Delivering Engaging Speeches

Students will practice public speaking techniques, focusing on vocal variety, pacing, gestures, and maintaining audience engagement.

Common Core State StandardsCCSS.ELA-Literacy.SL.8.4

About This Topic

Delivering an engaging speech is a distinct skill from writing one, and CCSS.ELA-Literacy.SL.8.4 makes that explicit by asking 8th graders to adapt eye contact, volume, pacing, and pronunciation to purpose and audience. Students who understand the content of a speech often still struggle to convey that understanding to listeners. Vocal variety, strategic pausing, and purposeful gesture are not natural instincts for most 13-year-olds , they are learnable techniques that require deliberate practice and feedback to internalize.

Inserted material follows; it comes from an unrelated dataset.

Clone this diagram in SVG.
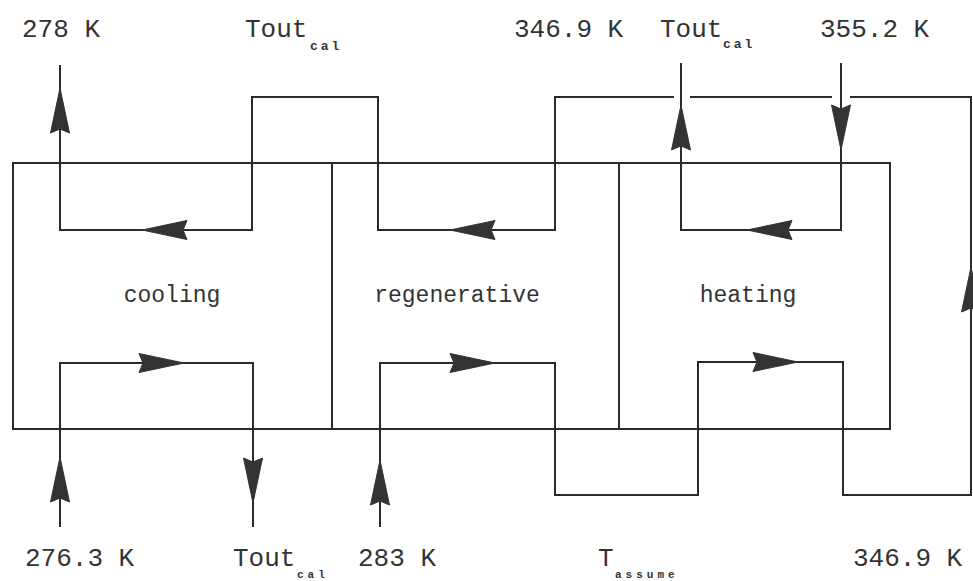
<svg xmlns="http://www.w3.org/2000/svg" width="973" height="581" viewBox="0 0 973 581">
<style>
.ln{fill:none;stroke:#2b2b2b;stroke-width:2;stroke-linejoin:miter}
.ar{fill:#333;stroke:#333;stroke-width:1}
.lb{font-family:"Liberation Mono","DejaVu Sans Mono",monospace;font-size:26px;fill:#333}
.nm{font-family:"Liberation Mono","DejaVu Sans Mono",monospace;font-size:23px;fill:#333}
.sb{font-family:"Liberation Mono","DejaVu Sans Mono",monospace;font-size:13px;font-weight:bold;fill:#333;letter-spacing:3px}
.sb2{font-family:"Liberation Mono","DejaVu Sans Mono",monospace;font-size:11px;font-weight:bold;fill:#333;letter-spacing:4px}
</style>
<defs>
<path id="arr" d="M0,0 L-45,-9.5 L-41,0 L-45,9.5 Z"/>
</defs>
<rect width="973" height="581" fill="#fff"/>
<g id="exchanger">
<rect class="ln" x="13" y="163" width="877" height="266"/>
</g>
<g id="cooling">
<line class="ln" x1="332" y1="163" x2="332" y2="429"/>
<text class="nm" x="172" y="302" text-anchor="middle">cooling</text>
</g>
<g id="regenerative">
<line class="ln" x1="619" y1="163" x2="619" y2="429"/>
<text class="nm" x="457" y="302" text-anchor="middle">regenerative</text>
</g>
<g id="heating">
<text class="nm" x="748" y="302" text-anchor="middle">heating</text>
</g>
<g id="connectors">
<path class="ln" d="M60,65 V230 H252 V97 H378 V230 H555 V97 H674 M690,97 H832 M850,97 H971 V495 H843 V362 H698 V495 H555 V363 H380 V527"/>
<path class="ln" d="M841,63 V230 H681 V63"/>
<path class="ln" d="M60,527 V363 H253 V527"/>
<g class="ar">
<use href="#arr" transform="translate(60,88) rotate(-90)"/>
<use href="#arr" transform="translate(142,230) rotate(180)"/>
<use href="#arr" transform="translate(450,230) rotate(180)"/>
<use href="#arr" transform="translate(747,230) rotate(180)"/>
<use href="#arr" transform="translate(681,105) rotate(-90)"/>
<use href="#arr" transform="translate(841,150) rotate(90)"/>
<use href="#arr" transform="translate(184,363)"/>
<use href="#arr" transform="translate(495,363)"/>
<use href="#arr" transform="translate(798,362)"/>
<use href="#arr" transform="translate(60,457) rotate(-90)"/>
<use href="#arr" transform="translate(253,503) rotate(90)"/>
<use href="#arr" transform="translate(380,460) rotate(-90)"/>
<use href="#arr" transform="translate(971,267) rotate(-90)"/>
</g>
</g>
<g id="labels">
<text class="lb" x="22" y="37">278 K</text>
<text class="lb" x="245" y="37">Tout</text>
<text class="sb" x="310" y="50">cal</text>
<text class="lb" x="514" y="37">346.9 K</text>
<text class="lb" x="660" y="37">Tout</text>
<text class="sb" x="723" y="48">cal</text>
<text class="lb" x="820" y="37">355.2 K</text>
<text class="lb" x="25" y="566">276.3 K</text>
<text class="lb" x="233" y="566">Tout</text>
<text class="sb2" x="297" y="578">cal</text>
<text class="lb" x="358" y="566">283 K</text>
<text class="lb" x="598" y="566">T</text>
<text class="sb2" x="615" y="578">assume</text>
<text class="lb" x="853" y="566">346.9 K</text>
</g>
</svg>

The work of this unit is helping students shift from thinking about what they will say to thinking about how each choice in delivery shapes what the audience takes away. A monotone delivery flattens the importance of strong evidence. Rushed pacing leaves no room for ideas to land. Repetitive, unconscious gestures signal nervousness rather than command. Students who learn to observe these patterns in others, and receive specific feedback about their own delivery, build the self-awareness that transfers across contexts , from classroom presentations to job interviews to public advocacy.

Active learning is the natural format for this topic because reading about vocal variety does not build the skill. Students need repeated short practice cycles, observation of peers, and immediate, technique-specific feedback. Structured activities give students multiple low-stakes attempts within a single class period, which is far more effective than one high-stakes performance evaluated at the end of a unit.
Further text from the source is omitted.